Responding to the Department of Communities and Local Government Select Committee Report on a Supplementary Business Rate (SBR), Natalie Evans, Head of Policy at the BCC said: “It is completely unacceptable that businesses could have to pay up to an extra 10 per cent on their rates without a vote."

"If every council in England made use of SBR’s then businesses could be paying an extra GBP1.5 billion a year, a staggering amount," she remarked.

Evans observed that the review of local government by Sir Michael Lyons recommended that the cap on any SBR should be set at 4% but the Select Committee is proposing no national cap - "a recommendation that will be manna from heaven for local council officials looking to get their hands on extra revenues."

“If an SBR is going to be introduced then firms must have a vote on the additional tax being levied. It is also critical that it is transport schemes that any additional revenue raised is spent on. Business is being held back by crumbling transport infrastructure in England and if they are going to face higher taxes the money must be spent on schemes that will actually help them," Evans stated.
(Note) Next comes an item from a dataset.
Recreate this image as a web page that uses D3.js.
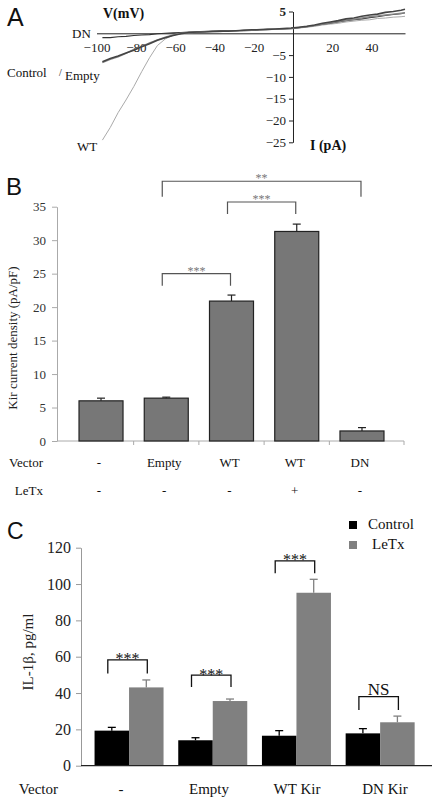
<!DOCTYPE html>
<html><head><meta charset="utf-8">
<script src="https://cdn.jsdelivr.net/npm/d3@7"></script>
<style>
html,body{margin:0;padding:0;background:#fff;}
svg{display:block;}
text{font-family:"Liberation Serif","Times New Roman",serif;}
.panel{font-family:"Liberation Sans",Arial,sans-serif;}
</style></head>
<body>
<script>
// ---------- Panel A: I-V traces ----------
const ivVoltage = [-97,-93,-89,-85,-81,-77,-73,-69,-65,-61,-57,-53,-49,-45,-41,-37,-33,-29,-25,-21,-17,-13,-9,-5,-1,3,7,11,15,19,23,27,31,35,39,43,47,51,55,57];
const ivWT      = [-24.5,-21.6,-18.2,-15.3,-12.2,-8.8,-5.6,-2.8,-1.3,-0.4,0.0,0.2,0.3,0.4,0.4,0.5,0.6,0.6,0.7,0.7,0.8,0.8,0.9,1.0,1.0,1.2,1.4,1.6,1.9,2.1,2.3,2.6,2.8,3.0,3.1,3.4,3.5,3.7,3.8,3.9];
const ivControl = [-6.5,-5.8,-5.2,-4.5,-3.9,-3.1,-2.4,-1.6,-1.0,-0.5,-0.1,0.2,0.3,0.3,0.4,0.5,0.5,0.6,0.7,0.8,0.8,0.9,1.0,1.1,1.2,1.4,1.6,1.9,2.3,2.6,2.9,3.3,3.5,3.9,4.2,4.4,4.8,5.0,5.3,5.5];
const ivEmpty   = [-6.7,-6.0,-5.4,-4.6,-3.7,-3.0,-2.2,-1.5,-0.9,-0.4,0.0,0.1,0.3,0.4,0.4,0.4,0.6,0.6,0.6,0.7,0.9,0.9,0.9,1.0,1.1,1.3,1.5,1.8,2.1,2.4,2.7,3.0,3.2,3.5,3.8,4.0,4.2,4.4,4.6,4.7];
const ivDN      = [-1.0,-1.0,-0.8,-0.7,-0.5,-0.4,-0.3,-0.1,0.0,0.1,0.2,0.3,0.3,0.4,0.5,0.5,0.6,0.6,0.7,0.7,0.8,0.9,0.9,1.0,1.1,1.3,1.5,1.8,2.1,2.3,2.6,2.9,3.1,3.3,3.6,3.8,4.1,4.3,4.5,4.7];
const ivXTicks = [-100,-80,-60,-40,-20,20,40];
const ivYTicks = [-25,-20,-15,-10,-5,5];

// ---------- Panel B: Kir current density ----------
const kirVector = ["-","Empty","WT","WT","DN"];
const kirLeTx   = ["-","-","-","+","-"];
const kirMean   = [6.0, 6.4, 20.9, 31.3, 1.5];
const kirErr    = [0.4, 0.15, 0.9, 1.1, 0.5];
const kirYTicks = [0,5,10,15,20,25,30,35];
const kirSig = [
  {from:1, to:4, label:"**",  top:38.8, leg:36.5},
  {from:2, to:3, label:"***", top:35.7, leg:33.9},
  {from:1, to:2, label:"***", top:25.0, leg:23.2}
];

// ---------- Panel C: IL-1beta ----------
const ilGroups     = ["-","Empty","WT Kir","DN Kir"];
const ilSeries     = ["Control","LeTx"];
const ilControl    = [19.3, 14.0, 16.5, 17.8];
const ilControlErr = [1.8, 1.4, 2.8, 2.6];
const ilLeTx       = [43.1, 35.6, 95.2, 23.9];
const ilLeTxErr    = [4.1, 1.1, 7.4, 3.4];
const ilYTicks     = [0,20,40,60,80,100,120];
const ilSig = [
  {g:0, label:"***", top:58.2, leg:50.7},
  {g:1, label:"***", top:49.9, leg:43.3},
  {g:2, label:"***", top:112.8, leg:106.0},
  {g:3, label:"NS",  top:38.0, leg:30.7}
];

const W = 438, H = 805;
const svg = d3.select("body").append("svg").attr("width", W).attr("height", H);

function label(x, y, s, o={}) {
  return svg.append("text").attr("x", x).attr("y", y).text(s)
    .attr("font-size", o.size || 13)
    .attr("text-anchor", o.anchor || "start")
    .attr("font-weight", o.weight || "normal")
    .attr("fill", o.fill || "#111")
    .attr("class", o.cls || null);
}

// ===== Panel A =====
label(7, 26, "A", {size:25, cls:"panel"});
const xA = d3.scaleLinear().domain([-100, 57]).range([96.5, 405]);
const yA = d3.scaleLinear().domain([-25, 5]).range([142.3, 11.5]);

const gAx = svg.append("g").attr("transform", `translate(0,${yA(0)})`)
  .call(d3.axisBottom(xA).tickValues(ivXTicks).tickSize(0).tickPadding(9).tickSizeOuter(0)
    .tickFormat(d3.format("d")));
gAx.select(".domain").attr("stroke", "#222");
gAx.selectAll("text").attr("font-size", 13).attr("fill", "#222")
  .attr("font-family", '"Liberation Serif",serif');

const gAy = svg.append("g").attr("transform", `translate(${xA(0)},0)`)
  .call(d3.axisLeft(yA).tickValues(ivYTicks).tickSize(4).tickPadding(3).tickSizeOuter(0)
    .tickFormat(d3.format("d")));
gAy.select(".domain").attr("stroke", "#222");
gAy.selectAll("line").attr("stroke", "#222");
gAy.selectAll("text").attr("font-size", 13).attr("fill", "#222")
  .attr("font-family", '"Liberation Serif",serif')
  .attr("font-weight", d => d === 5 ? "bold" : "normal");

const lineA = d3.line().x((d,i) => xA(ivVoltage[i])).y(d => yA(d));
[[ivWT, "#aaa", 1], [ivDN, "#333", 1.1], [ivEmpty, "#888", 1.4], [ivControl, "#444", 1.6]]
  .forEach(([arr, c, w]) => {
    svg.append("path").datum(arr).attr("d", lineA).attr("fill", "none")
      .attr("stroke", c).attr("stroke-width", w);
  });

label(103, 18, "V(mV)", {size:14, weight:"bold"});
label(310, 150, "I (pA)", {size:14, weight:"bold"});
label(72, 38, "DN", {size:13});
label(7, 77, "Control", {size:13});
label(59, 76, "/", {size:10});
label(65, 80, "Empty", {size:13});
label(77, 151, "WT", {size:13});

// ===== Panel B =====
label(6, 195, "B", {size:24, cls:"panel"});
const xB = d3.scaleBand().domain(d3.range(kirMean.length)).range([68.4, 394.6]);
const yB = d3.scaleLinear().domain([0, 35]).range([441, 206.7]);
const bwB = 44;

const gBy = svg.append("g").attr("transform", "translate(57,0)")
  .call(d3.axisLeft(yB).tickValues(kirYTicks).tickSize(5).tickPadding(6).tickSizeOuter(0));
gBy.select(".domain").attr("stroke", "#aaa");
gBy.selectAll("line").attr("stroke", "#aaa");
gBy.selectAll("text").attr("font-size", 13).attr("fill", "#333")
  .attr("font-family", '"Liberation Serif",serif');

svg.append("line").attr("x1", 57).attr("x2", 404).attr("y1", yB(0)).attr("y2", yB(0))
  .attr("stroke", "#aaa");
const bBounds = d3.range(1, kirMean.length).map(i => xB(i)).concat([404]);
svg.selectAll(".bt").data(bBounds).enter().append("line")
  .attr("x1", d => d).attr("x2", d => d).attr("y1", yB(0)).attr("y2", yB(0) + 4)
  .attr("stroke", "#aaa");

const cB = i => xB(i) + xB.bandwidth() / 2;
svg.selectAll(".barB").data(kirMean).enter().append("rect")
  .attr("x", (d,i) => cB(i) - bwB/2).attr("width", bwB)
  .attr("y", d => yB(d)).attr("height", d => yB(0) - yB(d))
  .attr("fill", "#777").attr("stroke", "#222").attr("stroke-width", 1.2);
kirMean.forEach((m, i) => {
  const x = cB(i), y1 = yB(m), y2 = yB(m + kirErr[i]);
  svg.append("line").attr("x1", x).attr("x2", x).attr("y1", y1).attr("y2", y2).attr("stroke", "#222").attr("stroke-width", 1.2);
  svg.append("line").attr("x1", x - 4).attr("x2", x + 4).attr("y1", y2).attr("y2", y2).attr("stroke", "#222").attr("stroke-width", 1.2);
});
kirSig.forEach(s => {
  const x1 = cB(s.from) - 4, x2 = cB(s.to) - 1, yt = yB(s.top), yl = yB(s.leg);
  svg.append("path").attr("d", `M${x1},${yl}V${yt}H${x2}V${yl}`)
    .attr("fill", "none").attr("stroke", "#555").attr("stroke-width", 1.2);
  label((x1 + x2) / 2, yt + 1, s.label, {size:12, anchor:"middle", fill:"#777"});
});

label(43, 467, "Vector", {size:13, anchor:"end"});
label(43, 495, "LeTx", {size:13, anchor:"end"});
kirVector.forEach((v, i) => label(cB(i) - 2, 467, v, {size:13, anchor:"middle"}));
kirLeTx.forEach((v, i) => label(cB(i) - 2, 495, v, {size:13, anchor:"middle"}));

svg.append("text").attr("transform", `translate(17,${338}) rotate(-90)`)
  .attr("text-anchor", "middle").attr("font-size", 13).attr("fill", "#222")
  .text("Kir current density (pA/pF)");

// ===== Panel C =====
label(7, 539, "C", {size:23, cls:"panel"});
const xC = d3.scaleBand().domain(ilGroups).range([87.2, 422]);
const xCl = d3.scaleBand().domain(ilGroups).range([77, 429]);
const yC = d3.scaleLinear().domain([0, 120]).range([765.7, 547.7]);
const bwC = 34.5;
const colC = {Control:"#000", LeTx:"#808080"};

const gCy = svg.append("g").attr("transform", "translate(81,0)")
  .call(d3.axisLeft(yC).tickValues(ilYTicks).tickSize(5).tickPadding(5).tickSizeOuter(0));
gCy.select(".domain").attr("stroke", "#999");
gCy.selectAll("line").attr("stroke", "#999");
gCy.selectAll("text").attr("font-size", 16).attr("fill", "#222")
  .attr("font-family", '"Liberation Serif",serif');

const cC = g => xC(g) + xC.bandwidth() / 2;
const ilRows = ilGroups.map((g, i) => [
  {g, s:"Control", v:ilControl[i], e:ilControlErr[i], x:cC(g) - bwC},
  {g, s:"LeTx", v:ilLeTx[i], e:ilLeTxErr[i], x:cC(g)}
]).flat();
svg.selectAll(".barC").data(ilRows).enter().append("rect")
  .attr("x", d => d.x).attr("width", bwC)
  .attr("y", d => yC(d.v)).attr("height", d => yC(0) - yC(d.v))
  .attr("fill", d => colC[d.s]);
ilRows.forEach(d => {
  const x = d.x + bwC/2, y1 = yC(d.v), y2 = yC(d.v + d.e);
  svg.append("line").attr("x1", x).attr("x2", x).attr("y1", y1).attr("y2", y2).attr("stroke", colC[d.s]).attr("stroke-width", 1.3);
  svg.append("line").attr("x1", x - 4).attr("x2", x + 4).attr("y1", y2).attr("y2", y2).attr("stroke", colC[d.s]).attr("stroke-width", 1.3);
});
svg.append("line").attr("x1", 81).attr("x2", 432).attr("y1", yC(0)).attr("y2", yC(0))
  .attr("stroke", "#222").attr("stroke-width", 1.2);

ilSig.forEach(s => {
  const g = ilGroups[s.g];
  const x1 = cC(g) - bwC/2 - 4, x2 = cC(g) + bwC/2 + 1, yt = yC(s.top), yl = yC(s.leg);
  svg.append("path").attr("d", `M${x1},${yl}V${yt}H${x2}V${yl}`)
    .attr("fill", "none").attr("stroke", "#111").attr("stroke-width", 1.3);
  if (s.label === "NS") label((x1 + x2) / 2, yt - 1.5, s.label, {size:17, anchor:"middle"});
  else label((x1 + x2) / 2, yt + 4.5, s.label, {size:16, anchor:"middle"});
});

label(58, 794, "Vector", {size:15, anchor:"end"});
ilGroups.forEach(g => label(xCl(g) + xCl.bandwidth()/2, 794, g, {size:15, anchor:"middle"}));

svg.append("text").attr("transform", `translate(33,${652}) rotate(-90)`)
  .attr("text-anchor", "middle").attr("font-size", 15).attr("fill", "#222")
  .text("IL-1β, pg/ml");

// legend
ilSeries.forEach((s, i) => {
  svg.append("rect").attr("x", 349).attr("y", 521 + i * 20).attr("width", 8).attr("height", 8)
    .attr("fill", colC[s]);
  label(s === "Control" ? 368 : 372, 529 + i * 20, s, {size:15});
});
</script>
</body></html>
“It is also crucial that arguments for SBR’s are not taken in isolation of other proposed tax raising schemes. There are already 42 Business Improvement Districts which levy an extra tax on business, Section 106 agreements, the proposed Planning Gain Supplement and other possible schemes such as Nottingham Council’s Workplace Parking Levy and road pricing proposals in cities across England. The cumulative impact if all of these schemes were introduced could cripple business competitiveness," she warned.

British industry has previously warned that efforts to improve the UK's tax competitiveness may be undermined at local level if certain recommendations of the Lyons Review of Local Government are put in place.

Speaking at a conference to discuss the implications of the Lyons Review earlier in the year, Richard Lambert, Director-General of the Confederation of British Industry (CBI) described the report as a "curate's egg".

"It's great in parts," he observed. "Business agrees with its overall message that local government needs to 'shape' communities where people will want to work and live. Where he recommends that companies should pay over and above the business rate to fund new infrastructure projects, however, Lyons runs the risk of ruining the good bits."